The movie, which will be filmed "all round Michigan City, as well as Chesterton, Valparaiso and Portage, starts production in July and is expected to be in theaters around May 2020," Highberger said.
While it was the book that originally inspired the film, it won't be the same story.
"There are stories from the book that will be in the movie, but the book was not a memoir," he said. "The book was to help people in the cycle, while the movie will be about my life."
His transition, and the book, also had some other personal consequences.
"My mom died four years ago," Highberger said, "but she got to see my transformation and she died a proud mother. She was always close to me and saw me transform – and I also got to lead her to Christ as well.
"I still have relationships with my dad and step-dad and they are also proud of what's happened to me."
It also helped him reconnect with his son.
"I was out of contact with my son for 11 years and we just reunited," Highberger said. "He's 13 and he found me on social media. We met for the first time not long ago and now we're taking those first steps to get to know each other."
While Highberger has been growing, both emotionally and professionally, Road To Life has also seen some big changes, including opening a sprawling campus in Michigan City on CR-450N, just east of Johnson Road.
"We're a non-denominational church and have been in Michigan City for four years," Gargano said. "The building had been a church in the past, but had been empty for quite a while. Now we minister here and in Chesterton, though that one is still a portable church."
The have also created a prison ministry since Highberger joined the staff, the pastor said.
"I go back to a lot of the jails and prisons that I was in before," Highberger said, "along with a lot of other ones.
"I was trapped in that cycle for all those years, and now I reach thousands of others in prisons and jails for the last seven years. I go to ISP, the Westville Correctional Center, Porter County Jail ... I was actually received well by the prisoners, but I had to build up my credibility at first," he said.
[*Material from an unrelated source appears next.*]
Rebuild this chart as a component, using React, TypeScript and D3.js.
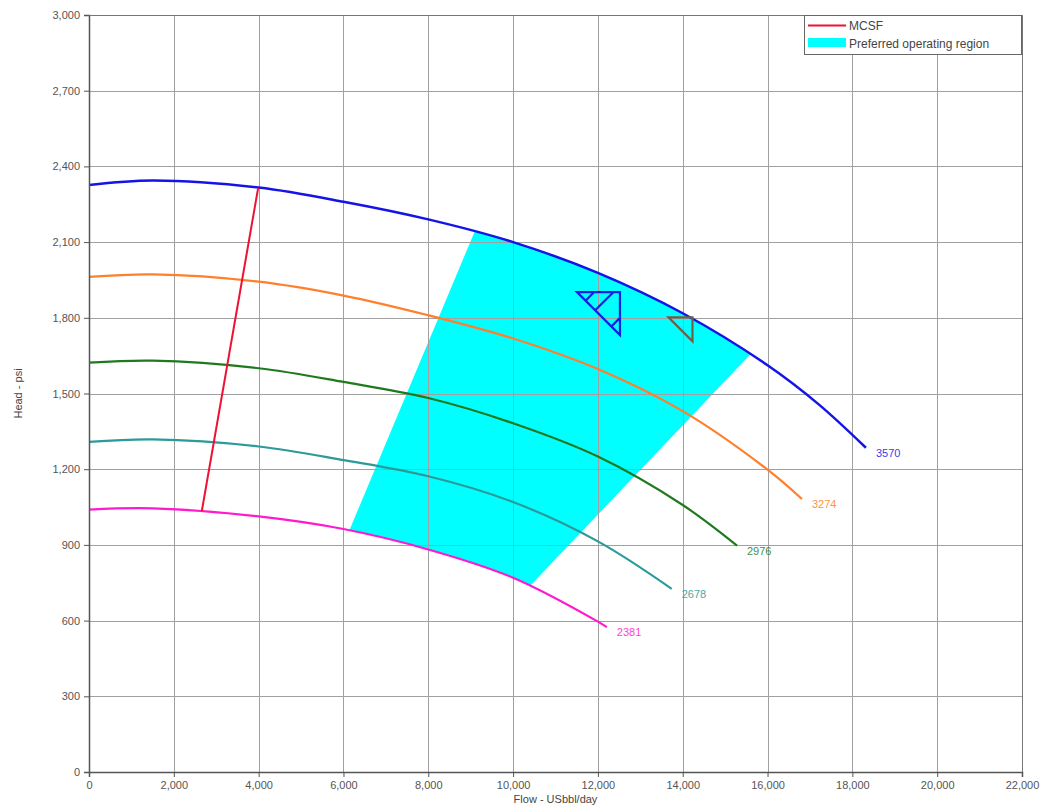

"Westville was the first and then Porter County Jail, which was where I went after my first arrest and most of the others," he said. "Now they are even going to open up the jail for filming there."
Gargano said Highberger's story has been good for the church.
"His story has helped the church in some ways," he said. "It inspires a lot of people to join. They think, if God could do this for him, with all the issues he had, then what can he do for me."
And the pastor said it's also helped him personally.
"As a pastor I could've looked at him and said, 'No, I want to keep the church clean.' But I took a chance and he passed all the tests. And now I think, what if I had said no? Where would he be now?
"Getting people to reach their potential through Christ is the goal of this church and we will keep doing it."
Highberger gives Gargano credit for that.
"I have a 30-page rap sheet and anyone would say, 'He's a career criminal,' and most would just give up, but they took a chance and helped me. I was an extremist, but I ran the wrong way. Now I've accomplished so much by running in a different direction."